WHAT IS REQUIRED:
Only the lines from the start of the data through the line with "const yTicks = [0,-4,-8,-12,-16,-20,-24,-28,-32,-36,-40];" belong in the copy. Restate them word for word, minus the pictures.

DATASET EXCERPT:
================================
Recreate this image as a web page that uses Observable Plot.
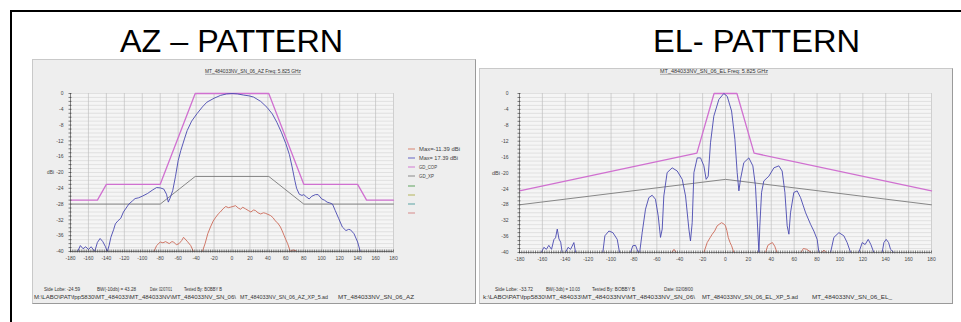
<!DOCTYPE html>
<html>
<head>
<meta charset="utf-8">
<script src="https://cdn.jsdelivr.net/npm/d3@7"></script>
<script src="https://cdn.jsdelivr.net/npm/@observablehq/plot@0.6"></script>
<style>
html,body{margin:0;padding:0;background:#fff;width:961px;height:322px;overflow:hidden;font-family:"Liberation Sans",Arial,sans-serif;}
#frame{position:absolute;left:10px;top:10px;width:1000px;height:400px;border:2px solid #000;box-sizing:border-box;}
.panel{position:absolute;background:#eeeeee;box-sizing:border-box;border-top:1px solid #c9c9c9;border-left:1px solid #c9c9c9;border-right:1.5px solid #9a9a9a;border-bottom:1.5px solid #9a9a9a;}
.chart{position:absolute;}
#overlay{position:absolute;left:0;top:0;}
</style>
</head>
<body>
<div id="frame"></div>
<div class="panel" style="left:32px;top:59px;width:444px;height:245px;"></div>
<div class="panel" style="left:479px;top:68px;width:474px;height:236px;"></div>
<div class="chart" id="az" style="left:40px;top:85px;"></div>
<div class="chart" id="el" style="left:480px;top:85px;"></div>
<svg id="overlay" width="961" height="322" font-family="Liberation Sans, Arial, sans-serif"></svg>
<script>
// ---------------- data ----------------
const xTicks = [-180,-160,-140,-120,-100,-80,-60,-40,-20,0,20,40,60,80,100,120,140,160,180];
const yTicks = [0,-4,-8,-12,-16,-20,-24,-28,-32,-36,-40];

// AZ pattern: co-pol (blue), cross-pol (red), masks GD_COP (magenta), GD_XP (grey)
const azCo = [[-172,-40],[-169,-38.5],[-166,-39.3],[-163,-38.8],[-160,-39.5],[-157,-38.8],[-153,-40],[-150,-37.7],[-147,-36.7],[-144,-37.5],[-141,-38.8],[-139,-40],[-137,-38.5],[-135,-36.4],[-132,-34.5],[-130,-33],[-127,-32.2],[-124,-31.6],[-121,-30],[-118,-29],[-115,-28],[-111,-27.2],[-108,-26.6],[-104,-26.4],[-100,-26],[-94,-25.3],[-89,-24.5],[-84,-23.8],[-80,-23.9],[-76,-24.2],[-73,-25.5],[-71,-27.5],[-69,-26.5],[-66,-24.5],[-63,-21],[-60,-17],[-57,-14.4],[-53,-11.5],[-50,-9.4],[-45,-7],[-39,-5.1],[-33,-3.4],[-28,-2.2],[-20,-1.2],[-13,-0.5],[-6,-0.1],[0,0],[6,-0.1],[13,-0.4],[19,-0.6],[24,-0.9],[32,-2],[39,-3.5],[45,-5.2],[50,-7.3],[55,-9.8],[60,-12.7],[64,-15.5],[67,-18.6],[70,-22],[72,-24],[75,-25.5],[78,-25.8],[80,-25.6],[83,-26.2],[86,-26.7],[89,-26],[93,-25.6],[96,-25.6],[100,-26.7],[103,-27],[106,-27.5],[109,-27.7],[112,-28],[115,-29.6],[119,-31.7],[123,-33.8],[127,-34.7],[130,-34.4],[132,-34.5],[136,-35.5],[140,-37.6],[143,-40]];
const azXp = [[-87,-40],[-84,-38.5],[-80,-37.6],[-77,-37.8],[-74,-37.5],[-70,-38],[-67,-37.5],[-65,-37.6],[-62,-38.3],[-59,-38],[-56,-37.2],[-54,-36.4],[-50,-37.4],[-46,-38.5],[-43,-40],[-38,NaN],[-33,-40],[-30,-38],[-27,-35.5],[-24,-33.8],[-21,-32.3],[-18,-31.3],[-15,-30.4],[-13,-30],[-10,-29.2],[-7,-28.6],[-4,-28.9],[-2,-28.8],[1,-28.6],[4,-28.4],[7,-29],[9.5,-29.3],[12,-28.8],[15,-29.2],[18,-29.6],[21,-30],[24,-29.5],[26,-29.6],[29,-30.2],[32,-30.5],[35,-30.2],[37,-30.3],[40,-30.6],[43,-30.9],[46,-31.5],[48,-32.2],[51,-32.8],[54,-33.8],[56,-34.8],[58,-35.9],[60,-37],[62,-38],[65,-40],[68,-39.6],[71,-39.8]];
const azCopMask = [[-180,-27],[-150,-27],[-140,-23],[-80,-23],[-41,0],[41,0],[80,-23],[140,-23],[150,-27],[180,-27]];
const azXpMask = [[-180,-28],[-80,-28],[-41,-21],[41,-21],[80,-28],[180,-28]];

// EL pattern
const elCo = [[-161,-40],[-158.7,-38.7],[-156.5,-39.2],[-154.4,-38.2],[-152,-39.2],[-150,-36.8],[-148.5,-36.3],[-147,-34.1],[-145.5,-36.6],[-144,-37.4],[-142.7,-40],[-141,NaN],
 [-139.8,-40],[-137.5,-38.7],[-135.4,-39.2],[-134,-38.4],[-132.5,-37.5],[-131,-40],[-120,NaN],
 [-107.2,-40],[-105.4,-35.8],[-101.9,-34.6],[-98.4,-35],[-94.6,-36.7],[-92.6,-40],[-88,NaN],
 [-83,-40],[-81,-38.3],[-78.6,-38.2],[-76.3,-40],[-75,-40],[-72.8,-35],[-69.9,-29.1],[-67,-26.2],[-64.1,-25.6],[-61.2,-26.6],[-58.8,-30.8],[-56.8,-36.2],[-55.3,-34.1],[-53.9,-25.8],[-51,-19.9],[-46.6,-18.7],[-42.2,-19.5],[-37.8,-21.6],[-34.9,-25.8],[-32,-34.1],[-30.6,-37.1],[-29.1,-32.5],[-27.6,-19.9],[-24.7,-16.2],[-21.8,-16.2],[-18.9,-18.2],[-16.9,-21.6],[-15.1,-20.8],[-13.1,-12.4],[-10.2,-5.7],[-5.8,-1.5],[-1.5,0],[1.5,-0.7],[5.3,-4.4],[8.2,-11.5],[10.2,-19.9],[11.7,-24.5],[13.1,-21.6],[16,-17.4],[20.4,-16.2],[23.9,-18.2],[26.2,-23.3],[27.7,-31.6],[29.2,-40],[30,-33.3],[31.5,-24.9],[33.5,-22],[37.9,-20.8],[42.3,-18.7],[46.6,-18.2],[49.5,-19.5],[51.9,-24.9],[53.9,-33.3],[55.4,-35.4],[56.8,-30],[59.7,-24.9],[62.6,-24.5],[65.6,-26.2],[70,-30],[74.3,-32.9],[77.2,-34.6],[80.1,-36.7],[81.6,-40],[85,NaN],
 [91.8,-40],[94.7,-36.2],[99.1,-35],[103.4,-35.8],[106.3,-37.5],[109.3,-40],[112,NaN],
 [116.5,-40],[119.5,-37.5],[122,-38],[124.7,-36.7],[127,-38],[129.6,-40],[132,NaN],
 [136.9,-40],[138.4,-37.5],[140.4,-36.7],[142.5,-37.5],[144.2,-39.2],[147.1,-40]];
const elXp = [[-47,-40],[-45,-39.2],[-43,-40],[-30,NaN],[-18.9,-40],[-16,-37.5],[-13.5,-36.3],[-11.6,-35.4],[-9.5,-34.6],[-7.3,-33.3],[-5,-32.8],[-3.5,-32.5],[-1.5,-32.8],[0,-33.3],[1.2,-34.5],[2.4,-36.2],[4,-37.5],[5.3,-38.3],[7.3,-40],[20,NaN],[35,-40],[37,-38.2],[39,-37.8],[41,-37.5],[43,-38.4],[45,-40],[55,NaN],[66,-40],[68,-39],[71,-39.2],[73,-39.6],[75,-40],[80,NaN],[84,-40],[86,-39.4],[88,-40]];
const elCopMask = [[-180,-24.5],[-25,-15],[-10,0],[10,0],[25,-15],[180,-24.5]];
const elXpMask = [[-180,-28],[0,-21.6],[180,-28]];

const legendLabels = ["Max=-11.39 dBi","Max= 17.39 dBi","GD_COP","GD_XP","","","",""];
const legendColors = ["#d98470","#6464c4","#d27ad2","#8a8a8a","#5fa35f","#b4b45a","#5aa3a3","#d68a8a"];

// ---------------- chart ----------------
const xGrid = d3.range(-160, 181, 20);
const yGrid = d3.range(-39, 1, 1);
const xMinor = d3.range(-180, 181, 2);
const yMinor = d3.range(-40, 1, 1);

function makeChart(co, xp, cop, cxp, o) {
  return Plot.plot({
    width: o.width, height: o.height,
    marginLeft: o.ml, marginRight: o.mr, marginTop: o.mt, marginBottom: o.mb,
    style: {background: "transparent", fontFamily: "Liberation Sans, Arial, sans-serif", fontSize: "5px", color: "#444", overflow: "visible"},
    x: {domain: [-180, 180], ticks: xTicks, tickSize: 0, tickPadding: 5, tickFormat: d => String(d), label: null},
    y: {domain: [-40, 0], ticks: yTicks, tickSize: 0, tickPadding: o.ypad, tickFormat: d => String(d), label: null},
    marks: [
      Plot.frame({fill: "#f5f5f5", stroke: "none"}),
      Plot.ruleY(yGrid, {stroke: "#d4d4d4", strokeWidth: 0.6}),
      Plot.ruleX(xGrid, {stroke: "#c0c0c0", strokeWidth: 0.7}),
      Plot.line(cxp, {x: d => d[0], y: d => d[1], stroke: "#7a7a7a", strokeWidth: 0.9}),
      Plot.line(cop, {x: d => d[0], y: d => d[1], stroke: "#d070d0", strokeWidth: 1.3}),
      Plot.line(xp, {x: d => d[0], y: d => d[1], stroke: "#cc6a58", strokeWidth: 0.9}),
      Plot.line(co, {x: d => d[0], y: d => d[1], stroke: "#4848b0", strokeWidth: 0.9}),
      Plot.ruleY([-40], {stroke: "#666", strokeWidth: 0.8}),
      Plot.ruleX([-180], {stroke: "#666", strokeWidth: 0.8}),
      Plot.ruleX(xMinor, {y1: -40, y2: -40, insetTop: -1.5, insetBottom: -1.5, stroke: "#333", strokeWidth: 0.6}),
      Plot.ruleY(yMinor, {x1: -180, x2: -180, insetLeft: -1.5, insetRight: -1.5, stroke: "#333", strokeWidth: 0.6})
    ]
  });
}

document.getElementById("az").appendChild(makeChart(azCo, azXp, azCopMask, azXpMask,
  {width: 360, height: 185, ml: 30, mr: 7, mt: 8, mb: 19, ypad: 7}));
document.getElementById("el").appendChild(makeChart(elCo, elXp, elCopMask, elXpMask,
  {width: 458, height: 186, ml: 39, mr: 7, mt: 8, mb: 19, ypad: 11}));

// ---------------- text overlay ----------------
const svg = d3.select("#overlay");
function txt(s, x, y, size, w, fill) {
  const t = svg.append("text").attr("x", x).attr("y", y).attr("font-size", size).attr("fill", fill || "#333").text(s);
  if (w) t.attr("textLength", w).attr("lengthAdjust", "spacingAndGlyphs");
  return t;
}
txt("AZ \u2013 PATTERN", 120, 52, 32, 223, "#000");
txt("EL- PATTERN", 653, 52, 32, 207, "#000");

txt("MT_484033NV_SN_06_AZ  Freq: 5.825 GHz", 205, 73, 5, 96, "#333");
svg.append("line").attr("x1", 205).attr("x2", 301).attr("y1", 74.3).attr("y2", 74.3).attr("stroke", "#666").attr("stroke-width", 0.5);
txt("MT_484033NV_SN_06_EL  Freq: 5.825 GHz", 660, 73, 5, 108, "#333");
svg.append("line").attr("x1", 660).attr("x2", 768).attr("y1", 74.3).attr("y2", 74.3).attr("stroke", "#666").attr("stroke-width", 0.5);

txt("dBi", 47, 174, 5, 7, "#444");
txt("dBi", 492, 175, 5, 8, "#444");

legendLabels.forEach((s, i) => {
  const y = [149,158,167,176,186,195,204,213][i];
  svg.append("line").attr("x1", 408).attr("x2", 415).attr("y1", y).attr("y2", y).attr("stroke", legendColors[i]).attr("stroke-width", 1);
  if (s) txt(s, 419, y + 1.8, 5, [41, 39, 18, 15][i], "#444");
});

// footers
txt("Side Lobe: -24.59", 44, 291.3, 5, 36);
txt("BW(-10db) = 43.28", 97, 291.3, 5, 39);
txt("Date: 02/07/01", 150, 291.3, 5, 22);
txt("Tested By: BOBBY B", 184, 291.3, 5, 38);
txt("M:\\LABO\\PAT\\fpp5830\\MT_484033\\MT_484033NV\\MT_484033NV_SN_06\\", 34, 299.3, 5, 202);
txt("MT_484033NV_SN_06_AZ_XP_5.ad", 240, 299.3, 5, 88);
txt("MT_484033NV_SN_06_AZ", 338, 299.3, 5, 76);

txt("Side Lobe: -33.72", 495, 291.3, 5, 38);
txt("BW(-3db) = 10.03", 546, 291.3, 5, 34);
txt("Tested By: BOBBY B", 592, 291.3, 5, 43);
txt("Date: 02/08/00", 664, 291.3, 5, 29);
txt("k:\\LABO\\PAT\\fpp5830\\MT_484033\\MT_484033NV\\MT_484033NV_SN_06\\", 483, 299.3, 5, 212);
txt("MT_484033NV_SN_06_EL_XP_5.ad", 702, 299.3, 5, 96);
txt("MT_484033NV_SN_06_EL_", 812, 299.3, 5, 80);
</script>
</body>
</html>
================================
ANSWER TO THIS EXERCISE:
Recreate this image as a web page that uses Observable Plot.
<!DOCTYPE html>
<html>
<head>
<meta charset="utf-8">
<script src="https://cdn.jsdelivr.net/npm/d3@7"></script>
<script src="https://cdn.jsdelivr.net/npm/@observablehq/plot@0.6"></script>
<style>
html,body{margin:0;padding:0;background:#fff;width:961px;height:322px;overflow:hidden;font-family:"Liberation Sans",Arial,sans-serif;}
#frame{position:absolute;left:10px;top:10px;width:1000px;height:400px;border:2px solid #000;box-sizing:border-box;}
.panel{position:absolute;background:#eeeeee;box-sizing:border-box;border-top:1px solid #c9c9c9;border-left:1px solid #c9c9c9;border-right:1.5px solid #9a9a9a;border-bottom:1.5px solid #9a9a9a;}
.chart{position:absolute;}
#overlay{position:absolute;left:0;top:0;}
</style>
</head>
<body>
<div id="frame"></div>
<div class="panel" style="left:32px;top:59px;width:444px;height:245px;"></div>
<div class="panel" style="left:479px;top:68px;width:474px;height:236px;"></div>
<div class="chart" id="az" style="left:40px;top:85px;"></div>
<div class="chart" id="el" style="left:480px;top:85px;"></div>
<svg id="overlay" width="961" height="322" font-family="Liberation Sans, Arial, sans-serif"></svg>
<script>
// ---------------- data ----------------
const xTicks = [-180,-160,-140,-120,-100,-80,-60,-40,-20,0,20,40,60,80,100,120,140,160,180];
const yTicks = [0,-4,-8,-12,-16,-20,-24,-28,-32,-36,-40];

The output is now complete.